Processing the data with and without MGTR resulted in broadly similar partitions (Fig. 5). We were able to say that the subject-derived consensus partitions resemble individual-level partitions more than the group-derived consensus because both were derived from the same data. However, the same framework could not be used to compare consensus partitions derived with and without MGTR as the comparator is not the same. Despite the fact that MGTR removes some relevant physiological neural data present in the global signal and may alter the properties of the networks especially the negative edges [which we had to remove (see SI)], it is very effective at removing motion-related artifact87,88. Evidence that supports “sacrificing” some neural data in favor of a less contaminated signal includes a recent observation that MGTR strengthens the associations between connectivity and behavioral measures101. Therefore, we release all atlases without taking a stance regarding which method is superior.

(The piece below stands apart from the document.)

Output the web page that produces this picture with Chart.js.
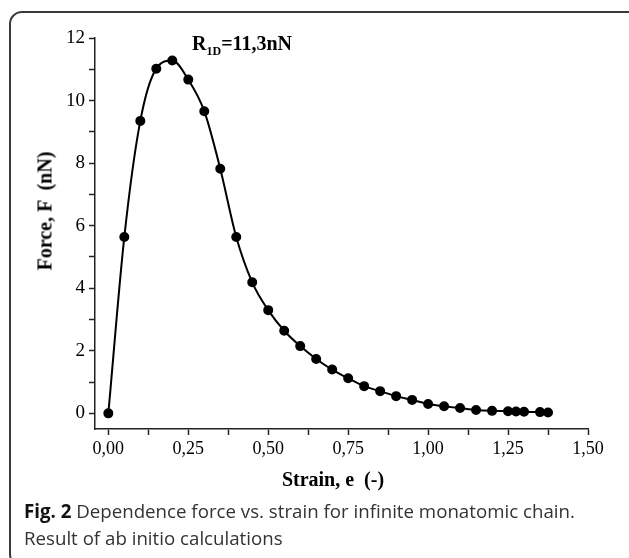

While we used a multimodal gradient-based parcellation because it is believed to be the most neuroanatomically accurate to date60, other atlases based on unimodal analyses of functional connectivity may be more functionally-coherent77,79,102. We repeated the main analysis using the Schaefer et al.77 atlas and recovered a broadly similar set of modules (see SI). However, a quantitative analysis103 was not within the scope of this article, but should be pursued in the future. In this study, we constrained the analysis to the cerebral cortex, though we recognize the importance of extending the mapping of these communities to the subcortex and cerebellum104,105. The multimodal brain atlas that we adopted does not include any subcortical or cerebellar nodes. Some groups have added community affiliations for the subcortex or cerebellum on a post hoc basis97,106,107. The challenge in our case is to keep the definition of a community consistent. This will likely require the treatment of the nodes of the whole brain at the same time. Another point that should be addressed in the future relates to the fact that we got a varying number of hierarchical levels across subjects (since we did not constrain the number of communities or hierarchical levels); this means that subjects did not all contribute an equal amount of information to the co-classification matrix. The decision to define nodes as brain parcels instead of a voxel-wise analysis was motivated by factors that include using neurobiologically-meaningful building blocks, mitigating MRI-related limitations, and computational intractability108. However, voxel-wise investigations (e.g., Barga et al.13, Gordon et al.12) are equally important in brain mapping endeavors as they naturally provide a finer level of granularity. In this study, we used the RMT null model41. Another null model that can be used with correlation networks without violating their properties is known as the uniform null model40,74. However, it requires the use of a tunable parameter, does not address the global mode (i.e., common trend), and can lead to a large number of singleton communities40,42,109. Finally, other mesoscale organizations should also be explored, such methods include stochastic block modeling110, overlapping communities111, and approaches that allow for varying spatial configuration of functional brain regions112.